Chantre de la « grande cuisine minceur », il est sans doute celui qui incarna avec le plus de créativité, d’érudition et de malice, la génération « nouvelle cuisine », mouvement phare du renouvellement gastronomique français du début des années 1970, dont il était la dernière légende vivante depuis la disparition de ses amis Paul Bocuse, Pierre et Jean Troisgros, Roger Vergé, Alain Chapel ou Alain Senderens.
Chef trois étoiles depuis 1977 de l’hôtel-restaurant Les Prés d’Eugénie, à Eugénie-les-Bains (Landes), capable de faire rimer thermalisme et hédonisme, auteur de best-sellers – La Grande cuisine minceur (Robert Laffont, 1976), La Cuisine gourmande (Robert Laffont, 1978)… – qui amplifièrent sa renommée internationale, Michel Guérard est mort dans la nuit de dimanche 18 à lundi 19 août, à l’âge de 91 ans, a annoncé son entourage, confirmant une information de France Bleu.

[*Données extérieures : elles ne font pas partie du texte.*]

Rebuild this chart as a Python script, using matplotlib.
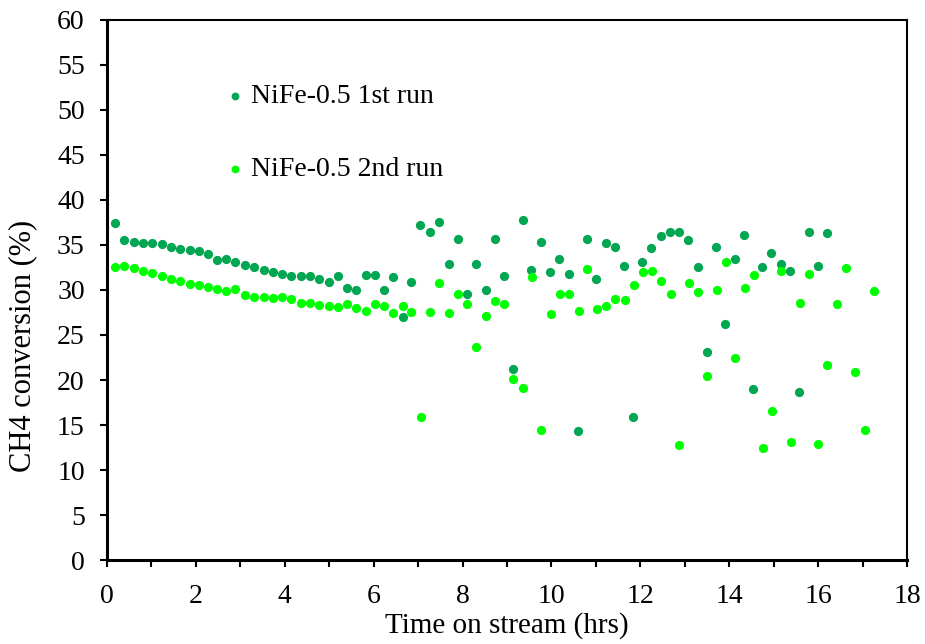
import matplotlib
matplotlib.use('Agg')
from matplotlib import pyplot as plt
from matplotlib.ticker import MultipleLocator

# time on stream (hrs) and CH4 conversion (%)
time_run1 = [0.18, 0.39, 0.60, 0.81, 1.02, 1.23, 1.44, 1.65, 1.86, 2.07,
             2.27, 2.48, 2.68, 2.89, 3.10, 3.31, 3.53, 3.74, 3.94, 4.15,
             4.37, 4.57, 4.78, 4.99, 5.19, 5.40, 5.61, 5.82, 6.03, 6.23,
             6.44, 6.65, 6.85, 7.05, 7.27, 7.48, 7.69, 7.89, 8.10, 8.31,
             8.52, 8.73, 8.93, 9.14, 9.35, 9.55, 9.77, 9.97, 10.18, 10.39,
             10.59, 10.80, 11.01, 11.22, 11.43, 11.63, 11.83, 12.04, 12.25, 12.46,
             12.67, 12.88, 13.08, 13.30, 13.50, 13.70, 13.91, 14.12, 14.33, 14.54,
             14.74, 14.95, 15.17, 15.37, 15.58, 15.79, 16.00, 16.21]
conv_run1 = [37.4, 35.5, 35.3, 35.2, 35.2, 35.1, 34.8, 34.6, 34.4, 34.3,
             34.0, 33.3, 33.4, 33.1, 32.8, 32.6, 32.2, 32.0, 31.8, 31.6,
             31.6, 31.5, 31.2, 30.9, 31.6, 30.2, 30.0, 31.7, 31.7, 30.0,
             31.4, 27.0, 30.9, 37.2, 36.4, 37.6, 32.9, 35.7, 29.5, 32.9,
             30.0, 35.7, 31.6, 21.2, 37.8, 32.2, 35.3, 32.0, 33.4, 31.8,
             14.3, 35.7, 31.2, 35.2, 34.8, 32.7, 15.9, 33.1, 34.7, 36.0,
             36.4, 36.4, 35.6, 32.6, 23.1, 34.8, 26.2, 33.4, 36.1, 19.0,
             32.6, 34.1, 32.9, 32.1, 18.7, 36.4, 32.7, 36.3]

time_run2 = [0.18, 0.39, 0.60, 0.81, 1.02, 1.23, 1.44, 1.65, 1.86, 2.07,
             2.27, 2.48, 2.68, 2.89, 3.10, 3.31, 3.53, 3.74, 3.94, 4.15,
             4.37, 4.57, 4.78, 4.99, 5.19, 5.40, 5.61, 5.82, 6.03, 6.23,
             6.44, 6.65, 6.85, 7.06, 7.27, 7.48, 7.69, 7.90, 8.11, 8.31,
             8.52, 8.73, 8.94, 9.14, 9.35, 9.56, 9.77, 9.98, 10.19, 10.40,
             10.61, 10.81, 11.02, 11.23, 11.44, 11.65, 11.86, 12.06, 12.27, 12.47,
             12.68, 12.88, 13.10, 13.30, 13.51, 13.72, 13.93, 14.14, 14.35, 14.55,
             14.76, 14.96, 15.17, 15.38, 15.59, 15.80, 16.00, 16.21, 16.42, 16.63,
             16.84, 17.05, 17.25]
conv_run2 = [32.6, 32.7, 32.4, 32.1, 31.9, 31.5, 31.2, 31.0, 30.7, 30.5,
             30.3, 30.1, 29.9, 30.1, 29.4, 29.2, 29.2, 29.1, 29.2, 29.0,
             28.6, 28.6, 28.3, 28.2, 28.1, 28.4, 28.0, 27.7, 28.4, 28.2,
             27.4, 28.2, 27.5, 15.9, 27.5, 30.8, 27.4, 29.5, 28.4, 23.7,
             27.1, 28.8, 28.4, 20.1, 19.1, 31.4, 14.4, 27.3, 29.5, 29.6,
             27.7, 32.3, 27.9, 28.2, 29.0, 28.9, 30.6, 32.0, 32.1, 31.0,
             29.6, 12.8, 30.8, 29.8, 20.4, 30.0, 33.1, 22.4, 30.2, 31.7,
             12.4, 16.6, 32.1, 13.1, 28.5, 31.8, 12.9, 21.7, 28.4, 32.4,
             20.9, 14.5, 29.9]

labels = ['NiFe-0.5 1st run', 'NiFe-0.5 2nd run']
colors = ['#00A651', '#00FF00']

plt.rcParams['font.family'] = ['Liberation Serif', 'DejaVu Serif']

fig = plt.figure(figsize=(9.25, 6.44), dpi=100)
ax = fig.add_axes([0.1157, 0.1304, 0.8648, 0.8386])

ax.scatter(time_run1, conv_run1, s=44, color=colors[0], label=labels[0], zorder=3, linewidths=0)
ax.scatter(time_run2, conv_run2, s=44, color=colors[1], label=labels[1], zorder=3, linewidths=0)

ax.set_xlim(0, 18)
ax.set_ylim(0, 60)
ax.xaxis.set_major_locator(MultipleLocator(2))
ax.xaxis.set_minor_locator(MultipleLocator(1))
ax.yaxis.set_major_locator(MultipleLocator(5))

for side in ['left', 'bottom']:
    ax.spines[side].set_linewidth(2.2)
for side in ['top', 'right']:
    ax.spines[side].set_linewidth(1.5)

ax.tick_params(axis='both', which='major', direction='out', length=5, width=1.5,
               labelsize=20, colors='black')
ax.tick_params(axis='x', which='minor', direction='out', length=5, width=1.5)
ax.tick_params(axis='x', which='major', pad=12)
ax.tick_params(axis='y', which='major', pad=11)

ax.set_xlabel('Time on stream (hrs)', fontsize=21)
ax.xaxis.set_label_coords(0.5, -0.096)
ax.set_ylabel('CH4 conversion (%)', fontsize=22)
ax.yaxis.set_label_coords(-0.0875, 0.396)

ax.legend(loc='upper left', bbox_to_anchor=(0.149, 0.882), frameon=False,
          fontsize=20, markerscale=0.85, handletextpad=0.28, labelspacing=1.7,
          handlelength=0.6, borderpad=0, borderaxespad=0)

fig.savefig('out.png', dpi=100)
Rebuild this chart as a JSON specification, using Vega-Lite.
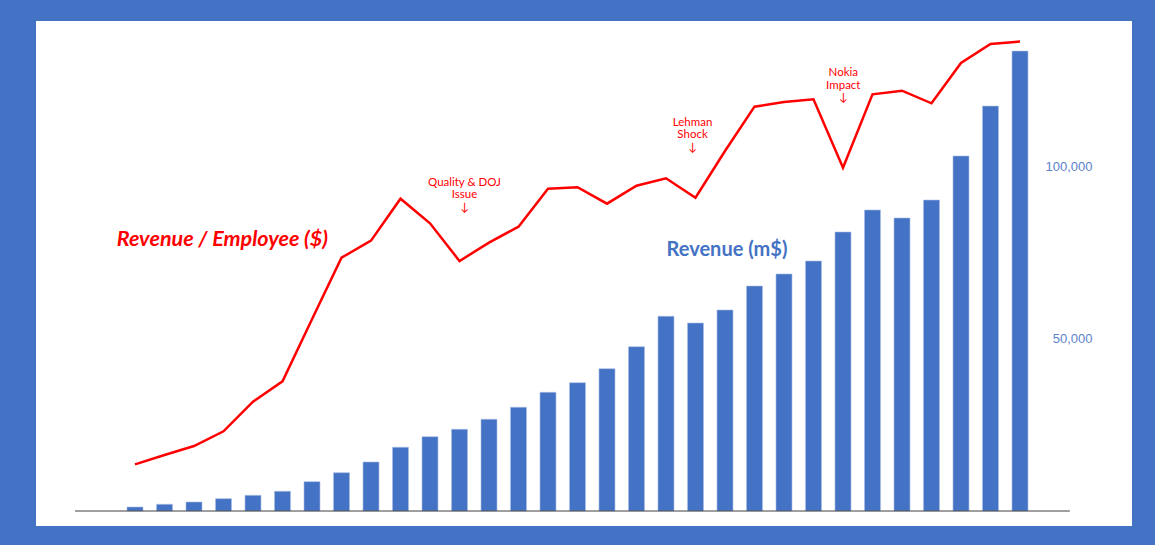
{
  "$schema": "https://vega.github.io/schema/vega-lite/v6.json",
  "width": 1096,
  "height": 505,
  "autosize": {"type": "none"},
  "padding": {"left": 36, "top": 21, "right": 23, "bottom": 19},
  "background": "#4472C4",
  "config": {"view": {"fill": "white", "stroke": null}, "font": "Lato"},
  "datasets": {
    "main": [
      {"year": 1990, "rev": 1160, "rpe": 207700},
      {"year": 1991, "rev": 1950, "rpe": 222500},
      {"year": 1992, "rev": 2620, "rpe": 236700},
      {"year": 1993, "rev": 3580, "rpe": 260000},
      {"year": 1994, "rev": 4560, "rpe": 306900},
      {"year": 1995, "rev": 5730, "rpe": 339200},
      {"year": 1996, "rev": 8520, "rpe": 437500},
      {"year": 1997, "rev": 11130, "rpe": 535000},
      {"year": 1998, "rev": 14240, "rpe": 562000},
      {"year": 1999, "rev": 18520, "rpe": 628500},
      {"year": 2000, "rev": 21600, "rpe": 589500},
      {"year": 2001, "rev": 23750, "rpe": 529800},
      {"year": 2002, "rev": 26660, "rpe": 558800},
      {"year": 2003, "rev": 30150, "rpe": 584200},
      {"year": 2004, "rev": 34500, "rpe": 644400},
      {"year": 2005, "rev": 37300, "rpe": 646600},
      {"year": 2006, "rev": 41370, "rpe": 620600},
      {"year": 2007, "rev": 47760, "rpe": 649100},
      {"year": 2008, "rev": 56600, "rpe": 660800},
      {"year": 2009, "rev": 54650, "rpe": 630100},
      {"year": 2010, "rev": 58430, "rpe": 704100},
      {"year": 2011, "rev": 65400, "rpe": 774300},
      {"year": 2012, "rev": 68900, "rpe": 781700},
      {"year": 2013, "rev": 72670, "rpe": 786000},
      {"year": 2014, "rev": 81100, "rpe": 677600},
      {"year": 2015, "rev": 87500, "rpe": 793900},
      {"year": 2016, "rev": 85170, "rpe": 799600},
      {"year": 2017, "rev": 90400, "rpe": 779600},
      {"year": 2018, "rev": 103200, "rpe": 843500},
      {"year": 2019, "rev": 117700, "rpe": 873600},
      {"year": 2020, "rev": 133700, "rpe": 877500}
    ],
    "notes": [
      {"label": "Quality & DOJ\nIssue\n↓", "year": 2001.17, "val": 95440},
      {"label": "Lehman\nShock\n↓", "year": 2008.9, "val": 112880},
      {"label": "Nokia\nImpact\n↓", "year": 2014.01, "val": 127240}
    ],
    "rpeLabel": [
      {"label": "Revenue / Employee ($)", "year": 1989.38, "val": 78780}
    ],
    "revLabel": [
      {"label": "Revenue (m$)", "year": 2008.02, "val": 75870}
    ],
    "base": [
      {"a": 1987.966, "b": 2021.69, "val": 0}
    ]
  },
  "encoding": {
    "x": {"field": "year", "type": "quantitative", "scale": {"domain": [1986.644, 2023.797], "nice": false, "zero": false, "padding": 0}, "axis": null}
  },
  "layer": [
    {
      "data": {"name": "main"},
      "mark": {"type": "bar", "width": 16, "color": "#4472C4", "stroke": "#A9BEE6", "strokeWidth": 0.6},
      "encoding": {
        "y": {"field": "rev", "type": "quantitative", "scale": {"domain": [-4360, 142440], "nice": false, "zero": false},
          "axis": {"orient": "right", "values": [50000, 100000], "format": ",d", "domain": false, "ticks": false, "tickSize": 0, "grid": false, "labelPadding": -40, "labelAlign": "right", "labelColor": "#5B82CC", "labelFont": "Liberation Sans", "labelFontSize": 13, "title": null}}
      }
    },
    {
      "data": {"name": "base"},
      "mark": {"type": "rule", "color": "#404040", "strokeWidth": 1.2},
      "encoding": {
        "x": {"field": "a", "type": "quantitative"},
        "x2": {"field": "b"},
        "y": {"field": "val", "type": "quantitative", "scale": {"domain": [-4360, 142440], "nice": false, "zero": false}, "axis": null}
      }
    },
    {
      "data": {"name": "notes"},
      "mark": {"type": "text", "color": "#FF0000", "font": "Lato", "fontSize": 11.5, "lineBreak": "\n", "lineHeight": 12.5, "align": "center", "baseline": "middle"},
      "encoding": {
        "y": {"field": "val", "type": "quantitative", "scale": {"domain": [-4360, 142440], "nice": false, "zero": false}, "axis": null},
        "text": {"field": "label", "type": "nominal"}
      }
    },
    {
      "data": {"name": "rpeLabel"},
      "mark": {"type": "text", "color": "#FF0000", "font": "Lato", "fontSize": 21.5, "fontWeight": "bold", "fontStyle": "italic", "align": "left", "baseline": "middle"},
      "encoding": {
        "y": {"field": "val", "type": "quantitative", "scale": {"domain": [-4360, 142440], "nice": false, "zero": false}, "axis": null},
        "text": {"field": "label", "type": "nominal"}
      }
    },
    {
      "data": {"name": "revLabel"},
      "mark": {"type": "text", "color": "#4472C4", "font": "Lato", "fontSize": 20, "fontWeight": "bold", "align": "left", "baseline": "middle"},
      "encoding": {
        "y": {"field": "val", "type": "quantitative", "scale": {"domain": [-4360, 142440], "nice": false, "zero": false}, "axis": null},
        "text": {"field": "label", "type": "nominal"}
      }
    },
    {
      "data": {"name": "main"},
      "mark": {"type": "line", "color": "#FF0000", "strokeWidth": 2.5},
      "encoding": {
        "y": {"field": "rpe", "type": "quantitative", "scale": {"domain": [110000, 910000], "nice": false, "zero": false}, "axis": null}
      }
    }
  ],
  "resolve": {"scale": {"y": "independent"}}
}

Paraphrasant une citation du peintre Claude Monet, Michel Guérard aimait répéter qu’il aspirait à « faire la cuisine comme l’oiseau chante ». Œil pétillant, sourire en coin, ce gourmand virevoltant affirmait ainsi la philosophie libre et réjouie d’un acte culinaire dont la justesse devait résonner avec limpidité. Une fluidité rendue possible par la maîtrise technique de cet ancien pâtissier et sa connaissance encyclopédique de l’histoire de la cuisine.
Le créateur, toujours en mouvement, de la salade gourmande, du homard rôti légèrement fumé à la cheminée, de l’oreiller moelleux de mousserons et de morilles, de l’huître à la chiboust de café vert ou du gâteau mollet du Marquis de Béchamel, avait formé de nombreux disciples – Michel Troisgros, Daniel Boulud, Gérald Passédat, Arnaud Lallement, Arnaud Donckele, Laurent Petit, Christopher Coutanceau, Sébastien Bras, Jacques Chibois ou encore Alexandre Couillon –, dans les cuisines d’Eugénie.
L’un d’eux, le multi-étoilé Alain Ducasse, se souvenait dans son Dictionnaire amoureux de la cuisine (Plon, 2003) de ses deux années d’apprentissage (1975 et 1976) auprès de Guérard : « J’ai découvert et appris plusieurs choses fondamentales : le travail d’équipe dans un esprit de complicité, mais surtout l’imagination au pouvoir et le professionnalisme poussé à un point absolu de perfection. »
« La faim et la peur »
Michel Guérard rappelait qu’il s’était initié « tout naturellement » aux plaisirs gourmands. Né le 27 mars 1933, dans la petite ville de Vétheuil (Val-d’Oise), dont l’église fut immortalisée par Monet, il grandit pendant la seconde guerre mondiale en Normandie, à Pavilly (Seine-Maritime), où ses parents sont éleveurs-artisans bouchers. Alors que leur père est prisonnier, lui et son frère aident aux tâches ménagères, fendent le bois, cueillent les fruits, vont laver les tripes à la rivière. Dans un passionnant livre d’entretiens, Michel Guérard, Mémoire de la cuisine française (Albin Michel, 2020), mené par Benoît Peeters, le chef se souvenait avoir connu, à cette époque, « la faim et la peur ». Une expérience qui l’avait « bien armé », disait-il, « car tout ce que j’ai vécu ensuite m’a fait aimer la vie, quoi qu’il arrive ».